STMicroelectronics has introduced new power-factor correction (PFC) boost controllers to simplify design and enhance flexibility of power suppliers.
The startup circuit plays a role of reducing the number of crossing points to one by modifying the transfer curve characteristics. It plays an important role in voltage and current circuits. Circuit design is a very rigorous job to do and get done without making a mistake. Circuit designers must test many times to make sure their design works efficiently and, most of all, is safe for a consumer to buy and use.
STMicroelectronics’ L4985A/B and L4986A/B power-factor correction (PFC) boost controllers comes with a built-in high-voltage startup capability saves auxiliary circuitry, allowing a “no aux” design that reduces bill-of-materials costs and ensures reliable starting. These circuits also include internal logic to safely discharge input-filter X capacitors when the AC line is disconnected. This eliminates the power losses incurred in a traditional discharge resistor.
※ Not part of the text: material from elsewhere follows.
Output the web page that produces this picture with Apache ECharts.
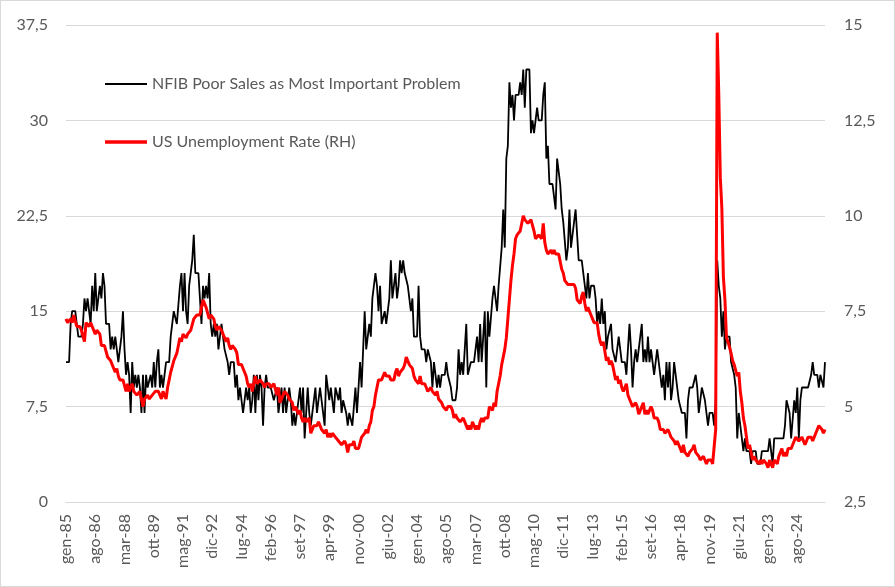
<!DOCTYPE html>
<html>
<head>
    <meta charset="utf-8">
    <title>NFIB Poor Sales vs US Unemployment</title>
    <script src="https://cdn.jsdelivr.net/npm/echarts@6/dist/echarts.min.js"></script>
    <style>
        html, body {
            margin: 0;
            padding: 0;
            background: #fff;
        }

        #chart {
            width: 895px;
            height: 587px;
            box-sizing: border-box;
            border: 1px solid #d9d9d9;
        }
    </style>
</head>

<body>
    <div id="chart"></div>

    <script>
        // monthly data, gen-85 onwards
        var startYear = 1985;
        var monthNames = ['gen', 'feb', 'mar', 'apr', 'mag', 'giu', 'lug', 'ago', 'set', 'ott', 'nov', 'dic'];

        // NFIB: % citing poor sales as single most important problem (left axis)
        var poorSales = [
            11, 11, 11, 14, 15, 15, 15, 15, 13, 13, 13, 14,   // 1985
            16, 15, 16, 16, 14, 17, 15, 18, 15, 16, 17, 16,   // 1986
            18, 17, 14, 14, 14, 12, 13, 12, 13, 13, 11, 12,   // 1987
            13, 15, 12, 10, 11, 10, 7, 11, 9, 10, 9, 10,      // 1988
            9, 7, 10, 7, 10, 9, 9, 10, 9, 11, 9, 11,          // 1989
            12, 9, 10, 9, 10, 11, 11, 11, 13, 14, 15, 15,     // 1990
            14, 14, 17, 18, 15, 18, 15, 14, 17, 18, 19, 21,   // 1991
            18, 18, 18, 16, 14, 17, 16, 17, 16, 18, 14, 13,   // 1992
            14, 13, 14, 12, 13, 14, 13, 12, 12, 11, 10, 11,   // 1993
            11, 11, 9, 10, 8, 9, 9, 7, 8, 9, 8, 9,            // 1994
            7, 8, 10, 7, 10, 8, 10, 9, 6, 9, 10, 9,           // 1995
            9, 9, 9, 8, 8, 9, 7, 7, 9, 7, 9, 7,               // 1996
            8, 9, 8, 6, 7, 6, 7, 8, 9, 7, 9, 5,               // 1997
            7, 9, 7, 6, 7, 8, 9, 7, 8, 9, 8, 7,               // 1998
            6, 10, 10, 8, 9, 9, 7, 9, 9, 8, 9, 7,             // 1999
            8, 8, 7, 6, 7, 7, 6, 6, 9, 7, 9, 11,              // 2000
            9, 12, 15, 12, 13, 14, 13, 16, 17, 18, 17, 15,    // 2001
            17, 14, 14, 15, 14, 15, 16, 19, 16, 17, 18, 16,   // 2002
            17, 19, 18, 19, 18, 18, 17, 16, 15, 16, 13, 13,   // 2003
            13, 17, 13, 12, 12, 12, 11, 12, 12, 11, 9, 11,    // 2004
            11, 9, 10, 9, 10, 10, 10, 11, 10, 10, 9, 8,       // 2005
            8, 8, 9, 12, 10, 11, 10, 10, 14, 10, 10, 11,      // 2006
            11, 11, 11, 13, 11, 14, 11, 13, 15, 9, 15, 13,    // 2007
            13, 16, 17, 17, 15, 17, 17, 20, 23, 20, 27, 28,   // 2008
            33, 31, 32, 30, 32, 32, 32, 33, 32, 34, 31, 34,   // 2009
            34, 34, 29, 30, 29, 30, 31, 30, 30, 30, 32, 33,   // 2010
            27, 28, 25, 25, 25, 24, 23, 27, 26, 25, 23, 22,   // 2011
            22, 19, 20, 23, 20, 20, 22, 23, 21, 19, 19, 19,   // 2012
            18, 17, 16, 18, 16, 17, 17, 17, 16, 14, 15, 14,   // 2013
            16, 14, 15, 12, 13, 13, 14, 12, 12, 11, 11, 13,   // 2014
            12, 11, 11, 11, 10, 10, 14, 12, 9, 11, 12, 11,    // 2015
            12, 13, 14, 11, 12, 11, 13, 11, 12, 12, 10, 10,   // 2016
            12, 12, 10, 9, 10, 8, 11, 9, 11, 8, 9, 11,        // 2017
            11, 9, 8, 8, 7, 7, 7, 5, 8, 9, 9, 9,              // 2018
            9, 10, 9, 7, 7, 9, 9, 8, 8, 6, 7, 7,              // 2019
            7, 6, 8, 19, 17, 16, 13, 15, 12, 13, 13, 13,      // 2020
            11, 11, 10, 9, 5, 7, 6, 6, 4, 5, 4, 4,            // 2021
            4, 3, 4, 4, 4, 3, 3, 3, 4, 4, 4, 4,               // 2022
            4, 5, 5, 3, 5, 5, 5, 5, 5, 5, 5, 6,               // 2023
            8, 8, 7, 5, 5, 8, 7, 9, 5, 8, 9, 9,               // 2024
            9, 9, 9, 9, 10, 11, 10, 10, 10, 9, 10, 10,        // 2025
            9, 11                                             // 2026
        ];

        // US unemployment rate, % (right axis)
        var unemployment = [
            7.3, 7.2, 7.2, 7.3, 7.2, 7.4, 7.4, 7.1, 7.1, 7.1, 7.0, 7.0,   // 1985
            6.7, 7.2, 7.2, 7.1, 7.2, 7.2, 7.0, 6.9, 7.0, 7.0, 6.9, 6.6,   // 1986
            6.6, 6.6, 6.6, 6.3, 6.3, 6.2, 6.1, 6.0, 5.9, 6.0, 5.8, 5.7,   // 1987
            5.7, 5.7, 5.7, 5.4, 5.6, 5.4, 5.4, 5.6, 5.4, 5.4, 5.3, 5.3,   // 1988
            5.4, 5.2, 5.0, 5.2, 5.2, 5.3, 5.2, 5.2, 5.3, 5.3, 5.4, 5.4,   // 1989
            5.4, 5.3, 5.2, 5.4, 5.4, 5.2, 5.5, 5.7, 5.9, 5.9, 6.2, 6.3,   // 1990
            6.4, 6.6, 6.8, 6.7, 6.9, 6.9, 6.8, 6.9, 6.9, 7.0, 7.0, 7.3,   // 1991
            7.3, 7.4, 7.4, 7.4, 7.6, 7.8, 7.7, 7.6, 7.6, 7.3, 7.4, 7.4,   // 1992
            7.3, 7.1, 7.0, 7.1, 7.1, 7.0, 6.9, 6.8, 6.7, 6.8, 6.6, 6.5,   // 1993
            6.6, 6.6, 6.5, 6.4, 6.1, 6.1, 6.1, 6.0, 5.9, 5.8, 5.6, 5.5,   // 1994
            5.6, 5.4, 5.4, 5.8, 5.6, 5.6, 5.7, 5.7, 5.6, 5.5, 5.6, 5.6,   // 1995
            5.6, 5.5, 5.5, 5.6, 5.6, 5.3, 5.5, 5.1, 5.2, 5.2, 5.4, 5.4,   // 1996
            5.3, 5.2, 5.2, 5.1, 4.9, 5.0, 4.9, 4.8, 4.9, 4.7, 4.6, 4.7,   // 1997
            4.6, 4.6, 4.7, 4.3, 4.4, 4.5, 4.5, 4.5, 4.6, 4.5, 4.4, 4.4,   // 1998
            4.3, 4.4, 4.2, 4.3, 4.2, 4.3, 4.3, 4.2, 4.2, 4.1, 4.1, 4.0,   // 1999
            4.0, 4.1, 4.0, 3.8, 4.0, 4.0, 4.0, 4.1, 3.9, 3.9, 3.9, 3.9,   // 2000
            4.2, 4.2, 4.3, 4.4, 4.3, 4.5, 4.6, 4.9, 5.0, 5.3, 5.5, 5.7,   // 2001
            5.7, 5.7, 5.7, 5.9, 5.8, 5.8, 5.8, 5.7, 5.7, 5.7, 5.9, 6.0,   // 2002
            5.8, 5.9, 5.9, 6.0, 6.1, 6.3, 6.2, 6.1, 6.1, 6.0, 5.8, 5.7,   // 2003
            5.7, 5.6, 5.8, 5.6, 5.6, 5.6, 5.5, 5.4, 5.4, 5.5, 5.4, 5.4,   // 2004
            5.3, 5.4, 5.2, 5.2, 5.1, 5.0, 5.0, 4.9, 5.0, 5.0, 5.0, 4.9,   // 2005
            4.7, 4.8, 4.7, 4.7, 4.6, 4.6, 4.7, 4.7, 4.5, 4.4, 4.5, 4.4,   // 2006
            4.6, 4.5, 4.4, 4.5, 4.4, 4.6, 4.7, 4.6, 4.7, 4.7, 4.7, 5.0,   // 2007
            5.0, 4.9, 5.1, 5.0, 5.4, 5.6, 5.8, 6.1, 6.1, 6.5, 6.8, 7.3,   // 2008
            7.8, 8.3, 8.7, 9.0, 9.4, 9.5, 9.5, 9.6, 9.8, 10.0, 9.9, 9.9,  // 2009
            9.8, 9.8, 9.9, 9.9, 9.6, 9.4, 9.4, 9.5, 9.5, 9.4, 9.8, 9.3,   // 2010
            9.1, 9.0, 9.0, 9.1, 9.0, 9.1, 9.0, 9.0, 9.0, 8.8, 8.6, 8.5,   // 2011
            8.3, 8.3, 8.2, 8.2, 8.2, 8.2, 8.2, 8.1, 7.8, 7.8, 7.7, 7.9,   // 2012
            8.0, 7.7, 7.5, 7.6, 7.5, 7.5, 7.3, 7.2, 7.2, 7.2, 6.9, 6.7,   // 2013
            6.6, 6.7, 6.7, 6.2, 6.3, 6.1, 6.2, 6.1, 5.9, 5.7, 5.8, 5.6,   // 2014
            5.7, 5.5, 5.4, 5.4, 5.6, 5.3, 5.2, 5.1, 5.0, 5.0, 5.1, 5.0,   // 2015
            4.8, 4.9, 5.0, 5.1, 4.8, 4.9, 4.8, 4.9, 5.0, 4.9, 4.7, 4.7,   // 2016
            4.7, 4.6, 4.4, 4.4, 4.4, 4.3, 4.3, 4.4, 4.3, 4.2, 4.2, 4.1,   // 2017
            4.0, 4.1, 4.0, 4.0, 3.8, 4.0, 3.8, 3.8, 3.7, 3.8, 3.8, 3.9,   // 2018
            4.0, 3.8, 3.8, 3.7, 3.6, 3.6, 3.7, 3.6, 3.5, 3.6, 3.6, 3.6,   // 2019
            3.5, 3.5, 4.4, 14.8, 13.2, 11.0, 10.2, 8.4, 7.8, 6.8, 6.7, 6.7, // 2020
            6.4, 6.2, 6.1, 6.1, 5.8, 5.9, 5.4, 5.1, 4.7, 4.5, 4.2, 3.9,   // 2021
            4.0, 3.8, 3.6, 3.7, 3.6, 3.6, 3.5, 3.6, 3.5, 3.6, 3.6, 3.5,   // 2022
            3.4, 3.6, 3.5, 3.4, 3.6, 3.6, 3.5, 3.7, 3.8, 3.9, 3.7, 3.8,   // 2023
            3.7, 3.9, 3.9, 3.9, 4.0, 4.1, 4.2, 4.2, 4.1, 4.1, 4.2, 4.1,   // 2024
            4.0, 4.1, 4.2, 4.2, 4.2, 4.1, 4.2, 4.3, 4.4, 4.5, 4.5, 4.4,   // 2025
            4.3, 4.4                                                      // 2026
        ];

        var leftAxis = { min: 0, max: 37.5, step: 7.5 };
        var rightAxis = { min: 2.5, max: 15, step: 2.5 };

        var categories = poorSales.map(function (v, i) {
            var yy = (startYear + Math.floor(i / 12)) % 100;
            return monthNames[i % 12] + '-' + (yy < 10 ? '0' + yy : '' + yy);
        });

        function commaDecimal(v) {
            return String(v).replace('.', ',');
        }

        var labelColor = '#595959';
        var gridColor = '#d9d9d9';
        var fontFamily = 'Lato, "Open Sans", sans-serif';

        var legendText = { color: labelColor, fontSize: 16, fontFamily: fontFamily };

        var chart = echarts.init(document.getElementById('chart'));

        chart.setOption({
            animation: false,
            textStyle: { fontFamily: fontFamily },
            grid: { left: 65, right: 69, top: 24, bottom: 84 },
            legend: [
                {
                    data: [{ name: 'NFIB Poor Sales as Most Important Problem', icon: 'rect' }],
                    left: 99, top: 70,
                    itemWidth: 42, itemHeight: 2,
                    textStyle: legendText
                },
                {
                    data: [{ name: 'US Unemployment Rate (RH)', icon: 'rect' }],
                    left: 99, top: 128,
                    itemWidth: 42, itemHeight: 3.5,
                    textStyle: legendText
                }
            ],
            xAxis: {
                type: 'category',
                data: categories,
                boundaryGap: false,
                axisTick: { show: false },
                axisLine: { show: true, lineStyle: { color: gridColor, width: 1 } },
                axisLabel: {
                    interval: 18,
                    rotate: 90,
                    margin: 12,
                    color: labelColor,
                    fontSize: 16,
                    fontFamily: fontFamily
                },
                splitLine: { show: false }
            },
            yAxis: [
                {
                    type: 'value',
                    min: leftAxis.min, max: leftAxis.max, interval: leftAxis.step,
                    axisLine: { show: false },
                    axisTick: { show: false },
                    axisLabel: { color: labelColor, fontSize: 16, margin: 18, formatter: commaDecimal, fontFamily: fontFamily },
                    splitLine: { lineStyle: { color: gridColor, width: 1 } }
                },
                {
                    type: 'value',
                    min: rightAxis.min, max: rightAxis.max, interval: rightAxis.step,
                    axisLine: { show: false },
                    axisTick: { show: false },
                    axisLabel: { color: labelColor, fontSize: 16, margin: 19, formatter: commaDecimal, fontFamily: fontFamily },
                    splitLine: { show: false }
                }
            ],
            series: [
                {
                    name: 'NFIB Poor Sales as Most Important Problem',
                    type: 'line',
                    yAxisIndex: 0,
                    data: poorSales,
                    symbol: 'none',
                    color: '#000000',
                    lineStyle: { color: '#000000', width: 1.8 }
                },
                {
                    name: 'US Unemployment Rate (RH)',
                    type: 'line',
                    yAxisIndex: 1,
                    data: unemployment,
                    symbol: 'none',
                    color: '#ff0000',
                    lineStyle: { color: '#ff0000', width: 3 }
                }
            ]
        });
    </script>

</body>

</html>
The controllers suit multiple applications as PFC pre-regulators in equipment that must meet requirements for harmonic distortion, such as IEC 61000-3-2 and equivalents. These include power supplies for desktop PCs, servers, game consoles, and televisions, industrial and medical switched-mode power supplies (SMPS), and e-scooter chargers. By integrating a proprietary multiplier emulator, as well as dedicated circuitry to minimize total harmonic distortion (THD) in all operating conditions, the converters also ensure consistent power quality for LED luminaires.
The controllers benefit from a proprietary off-time modulator that further simplifies design by ensuring quasi fixed-frequency operation in all load conditions, entering burst mode at light load and zero load. The L4985A and L4986A operate at 65kHz, while the L4985B and L4986B are designed for 130kHz operation. The L4986A/B variants have additional power-good input and output pins that generate a logic signal to aid system management when the PFC output reaches a user-determined threshold.
Comprehensive protection and monitoring are also built-in, including overvoltage protection and protection against feedback loop failures, erroneous settings, and boost-inductor saturation.